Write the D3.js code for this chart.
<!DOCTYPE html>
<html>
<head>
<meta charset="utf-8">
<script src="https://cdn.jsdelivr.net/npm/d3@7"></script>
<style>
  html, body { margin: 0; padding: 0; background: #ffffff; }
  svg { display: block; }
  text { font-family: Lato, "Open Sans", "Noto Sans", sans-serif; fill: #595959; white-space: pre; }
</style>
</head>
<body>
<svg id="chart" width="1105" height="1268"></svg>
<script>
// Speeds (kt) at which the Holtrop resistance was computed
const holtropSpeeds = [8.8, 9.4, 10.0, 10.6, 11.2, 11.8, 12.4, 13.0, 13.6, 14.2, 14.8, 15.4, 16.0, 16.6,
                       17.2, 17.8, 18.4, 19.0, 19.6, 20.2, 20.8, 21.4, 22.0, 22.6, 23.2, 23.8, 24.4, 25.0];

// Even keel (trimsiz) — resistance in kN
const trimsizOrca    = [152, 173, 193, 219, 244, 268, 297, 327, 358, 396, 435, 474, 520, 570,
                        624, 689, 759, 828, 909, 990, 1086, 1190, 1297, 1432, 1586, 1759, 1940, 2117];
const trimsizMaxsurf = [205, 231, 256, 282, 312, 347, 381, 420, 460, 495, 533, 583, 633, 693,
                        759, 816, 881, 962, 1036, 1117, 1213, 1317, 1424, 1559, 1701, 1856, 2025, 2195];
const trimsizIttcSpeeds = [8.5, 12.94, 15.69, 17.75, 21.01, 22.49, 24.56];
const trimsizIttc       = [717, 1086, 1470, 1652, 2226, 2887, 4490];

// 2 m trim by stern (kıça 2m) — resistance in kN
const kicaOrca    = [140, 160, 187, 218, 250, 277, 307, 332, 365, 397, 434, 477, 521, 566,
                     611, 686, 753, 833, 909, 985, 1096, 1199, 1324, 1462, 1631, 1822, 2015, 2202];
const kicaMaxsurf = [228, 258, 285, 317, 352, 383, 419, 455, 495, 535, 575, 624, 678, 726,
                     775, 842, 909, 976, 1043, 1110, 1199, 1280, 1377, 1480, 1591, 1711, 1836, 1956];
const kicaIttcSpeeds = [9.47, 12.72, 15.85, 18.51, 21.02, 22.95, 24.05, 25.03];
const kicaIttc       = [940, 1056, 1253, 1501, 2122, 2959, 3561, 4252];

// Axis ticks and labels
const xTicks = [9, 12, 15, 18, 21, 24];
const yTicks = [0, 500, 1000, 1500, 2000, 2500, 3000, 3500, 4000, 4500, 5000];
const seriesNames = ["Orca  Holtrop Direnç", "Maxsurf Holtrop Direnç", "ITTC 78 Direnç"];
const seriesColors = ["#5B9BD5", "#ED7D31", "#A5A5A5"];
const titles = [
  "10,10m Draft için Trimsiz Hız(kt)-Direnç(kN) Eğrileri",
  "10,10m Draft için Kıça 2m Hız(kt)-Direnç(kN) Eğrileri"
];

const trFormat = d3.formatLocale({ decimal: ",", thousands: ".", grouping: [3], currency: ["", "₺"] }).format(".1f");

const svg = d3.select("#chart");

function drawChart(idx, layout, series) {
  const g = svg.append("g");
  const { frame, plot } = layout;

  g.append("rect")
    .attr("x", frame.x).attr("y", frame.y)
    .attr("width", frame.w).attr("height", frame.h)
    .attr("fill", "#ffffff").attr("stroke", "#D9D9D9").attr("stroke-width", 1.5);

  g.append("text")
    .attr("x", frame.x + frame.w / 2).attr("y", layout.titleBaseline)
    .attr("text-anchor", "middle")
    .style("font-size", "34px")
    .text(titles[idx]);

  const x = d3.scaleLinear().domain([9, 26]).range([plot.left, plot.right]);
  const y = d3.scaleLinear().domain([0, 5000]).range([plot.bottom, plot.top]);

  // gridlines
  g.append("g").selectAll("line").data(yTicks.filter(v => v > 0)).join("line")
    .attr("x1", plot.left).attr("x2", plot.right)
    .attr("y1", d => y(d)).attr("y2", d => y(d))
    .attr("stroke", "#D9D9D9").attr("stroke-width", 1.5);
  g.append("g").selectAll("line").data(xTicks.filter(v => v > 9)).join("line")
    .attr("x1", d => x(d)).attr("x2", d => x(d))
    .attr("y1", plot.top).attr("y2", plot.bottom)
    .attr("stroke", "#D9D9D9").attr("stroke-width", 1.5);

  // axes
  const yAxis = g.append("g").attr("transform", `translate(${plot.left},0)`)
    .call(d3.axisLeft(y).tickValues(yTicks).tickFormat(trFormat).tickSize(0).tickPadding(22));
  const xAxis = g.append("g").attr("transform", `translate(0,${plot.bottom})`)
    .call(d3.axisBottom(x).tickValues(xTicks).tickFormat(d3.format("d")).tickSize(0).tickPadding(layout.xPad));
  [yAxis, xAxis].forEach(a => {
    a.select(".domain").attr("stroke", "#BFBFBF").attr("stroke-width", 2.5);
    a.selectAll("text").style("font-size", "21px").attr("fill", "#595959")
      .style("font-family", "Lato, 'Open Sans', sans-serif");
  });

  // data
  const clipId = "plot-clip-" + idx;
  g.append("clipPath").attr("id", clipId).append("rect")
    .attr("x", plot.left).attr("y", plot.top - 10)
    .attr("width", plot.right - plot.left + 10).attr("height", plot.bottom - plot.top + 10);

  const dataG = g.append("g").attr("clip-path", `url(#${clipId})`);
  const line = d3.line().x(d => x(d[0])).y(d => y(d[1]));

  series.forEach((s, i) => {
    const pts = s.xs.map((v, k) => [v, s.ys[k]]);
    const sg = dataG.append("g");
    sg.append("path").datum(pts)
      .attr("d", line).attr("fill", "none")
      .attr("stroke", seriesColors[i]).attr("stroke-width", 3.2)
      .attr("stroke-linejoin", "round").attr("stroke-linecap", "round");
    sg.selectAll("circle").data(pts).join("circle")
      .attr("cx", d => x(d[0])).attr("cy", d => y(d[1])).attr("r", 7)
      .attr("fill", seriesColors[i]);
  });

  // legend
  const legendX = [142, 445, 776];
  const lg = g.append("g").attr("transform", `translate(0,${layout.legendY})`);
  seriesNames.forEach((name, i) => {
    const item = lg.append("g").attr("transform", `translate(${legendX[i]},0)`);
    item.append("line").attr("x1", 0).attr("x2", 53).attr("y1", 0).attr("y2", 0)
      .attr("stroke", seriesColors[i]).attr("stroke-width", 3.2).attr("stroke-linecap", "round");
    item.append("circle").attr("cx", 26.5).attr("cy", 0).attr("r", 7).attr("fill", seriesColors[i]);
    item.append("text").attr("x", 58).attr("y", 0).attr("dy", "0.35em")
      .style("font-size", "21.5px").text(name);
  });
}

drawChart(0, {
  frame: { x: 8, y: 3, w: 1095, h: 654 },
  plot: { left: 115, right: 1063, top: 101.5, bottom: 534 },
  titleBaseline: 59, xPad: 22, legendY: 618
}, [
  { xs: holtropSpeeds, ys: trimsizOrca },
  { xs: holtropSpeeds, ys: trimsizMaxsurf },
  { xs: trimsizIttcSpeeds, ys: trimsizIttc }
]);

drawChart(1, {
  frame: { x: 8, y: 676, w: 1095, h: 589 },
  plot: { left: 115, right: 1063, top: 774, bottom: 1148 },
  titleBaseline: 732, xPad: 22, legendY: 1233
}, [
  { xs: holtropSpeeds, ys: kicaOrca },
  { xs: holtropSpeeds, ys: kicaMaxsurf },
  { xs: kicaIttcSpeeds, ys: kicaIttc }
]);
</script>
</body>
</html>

...

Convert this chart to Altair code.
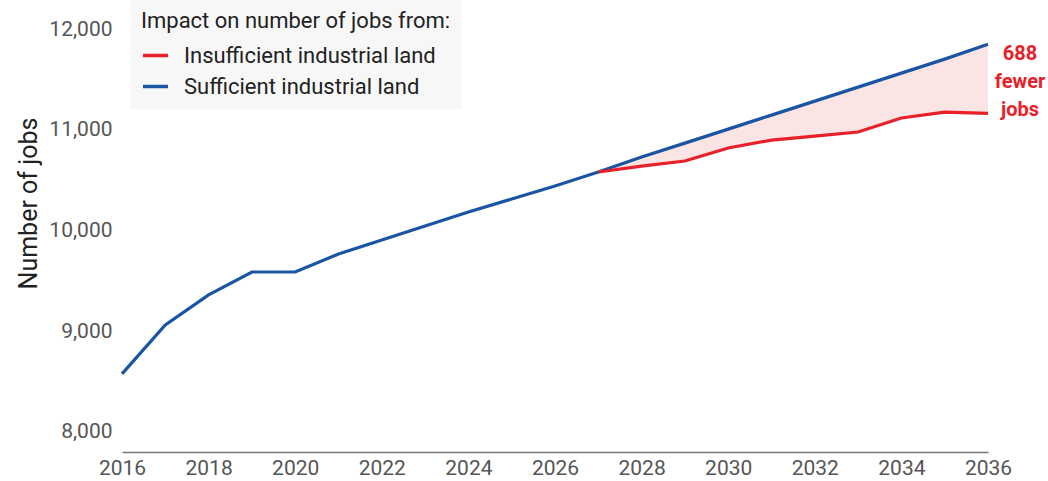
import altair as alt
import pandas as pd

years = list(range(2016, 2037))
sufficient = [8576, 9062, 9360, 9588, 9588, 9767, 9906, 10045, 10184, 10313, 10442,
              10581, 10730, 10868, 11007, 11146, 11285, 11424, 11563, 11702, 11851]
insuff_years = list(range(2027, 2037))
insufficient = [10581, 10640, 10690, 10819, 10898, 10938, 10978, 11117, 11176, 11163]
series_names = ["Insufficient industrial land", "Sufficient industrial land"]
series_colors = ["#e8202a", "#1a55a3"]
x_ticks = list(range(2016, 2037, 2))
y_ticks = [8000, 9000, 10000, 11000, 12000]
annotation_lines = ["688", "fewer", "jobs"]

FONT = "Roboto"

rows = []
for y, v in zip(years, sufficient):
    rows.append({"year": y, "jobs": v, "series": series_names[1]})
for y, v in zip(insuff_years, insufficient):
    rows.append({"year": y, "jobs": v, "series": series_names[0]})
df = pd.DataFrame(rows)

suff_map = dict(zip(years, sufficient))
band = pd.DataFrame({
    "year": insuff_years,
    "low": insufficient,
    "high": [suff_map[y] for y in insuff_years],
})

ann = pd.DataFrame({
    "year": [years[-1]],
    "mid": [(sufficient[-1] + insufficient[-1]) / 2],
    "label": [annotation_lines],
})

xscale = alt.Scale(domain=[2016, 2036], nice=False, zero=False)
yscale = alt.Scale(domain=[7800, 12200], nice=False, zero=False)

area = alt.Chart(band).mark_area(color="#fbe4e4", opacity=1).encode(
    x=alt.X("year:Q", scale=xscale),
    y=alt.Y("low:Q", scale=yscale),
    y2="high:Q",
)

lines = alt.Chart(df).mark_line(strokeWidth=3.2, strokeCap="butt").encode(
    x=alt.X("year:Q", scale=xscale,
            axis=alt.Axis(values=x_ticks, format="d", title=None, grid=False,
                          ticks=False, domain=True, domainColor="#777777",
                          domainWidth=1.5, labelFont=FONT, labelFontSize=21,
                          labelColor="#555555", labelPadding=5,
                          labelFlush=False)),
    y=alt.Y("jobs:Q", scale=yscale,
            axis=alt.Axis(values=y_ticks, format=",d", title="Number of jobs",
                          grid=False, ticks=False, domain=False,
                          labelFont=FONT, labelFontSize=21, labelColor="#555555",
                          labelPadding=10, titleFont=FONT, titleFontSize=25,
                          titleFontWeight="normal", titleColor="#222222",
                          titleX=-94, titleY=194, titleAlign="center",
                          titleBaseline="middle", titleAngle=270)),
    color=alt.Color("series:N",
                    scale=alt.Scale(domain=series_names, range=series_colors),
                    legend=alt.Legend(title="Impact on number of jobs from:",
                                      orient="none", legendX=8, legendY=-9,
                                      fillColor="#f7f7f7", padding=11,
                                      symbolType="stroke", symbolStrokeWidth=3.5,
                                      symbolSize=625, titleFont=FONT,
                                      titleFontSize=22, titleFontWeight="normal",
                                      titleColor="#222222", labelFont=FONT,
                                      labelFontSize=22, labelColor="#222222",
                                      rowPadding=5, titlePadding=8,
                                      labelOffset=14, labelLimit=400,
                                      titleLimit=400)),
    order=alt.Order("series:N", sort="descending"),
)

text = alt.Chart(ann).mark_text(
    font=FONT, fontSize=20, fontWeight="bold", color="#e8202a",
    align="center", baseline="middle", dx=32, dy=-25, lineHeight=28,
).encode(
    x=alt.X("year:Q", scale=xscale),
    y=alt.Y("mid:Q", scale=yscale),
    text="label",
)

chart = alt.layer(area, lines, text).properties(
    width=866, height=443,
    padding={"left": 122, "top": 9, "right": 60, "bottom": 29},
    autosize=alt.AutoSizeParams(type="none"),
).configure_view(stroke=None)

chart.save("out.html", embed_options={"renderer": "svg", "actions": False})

▸ TASK GOAL
Exactly reproduce the lines from the line holding "Convert this chart to Altair code." through the line holding "df = pd.DataFrame(rows)", and only those; pictures are to be left out.

▸ THE RESULT
Convert this chart to Altair code.
import altair as alt
import pandas as pd

years = list(range(2016, 2037))
sufficient = [8576, 9062, 9360, 9588, 9588, 9767, 9906, 10045, 10184, 10313, 10442,
              10581, 10730, 10868, 11007, 11146, 11285, 11424, 11563, 11702, 11851]
insuff_years = list(range(2027, 2037))
insufficient = [10581, 10640, 10690, 10819, 10898, 10938, 10978, 11117, 11176, 11163]
series_names = ["Insufficient industrial land", "Sufficient industrial land"]
series_colors = ["#e8202a", "#1a55a3"]
x_ticks = list(range(2016, 2037, 2))
y_ticks = [8000, 9000, 10000, 11000, 12000]
annotation_lines = ["688", "fewer", "jobs"]

FONT = "Roboto"

rows = []
for y, v in zip(years, sufficient):
    rows.append({"year": y, "jobs": v, "series": series_names[1]})
for y, v in zip(insuff_years, insufficient):
    rows.append({"year": y, "jobs": v, "series": series_names[0]})
df = pd.DataFrame(rows)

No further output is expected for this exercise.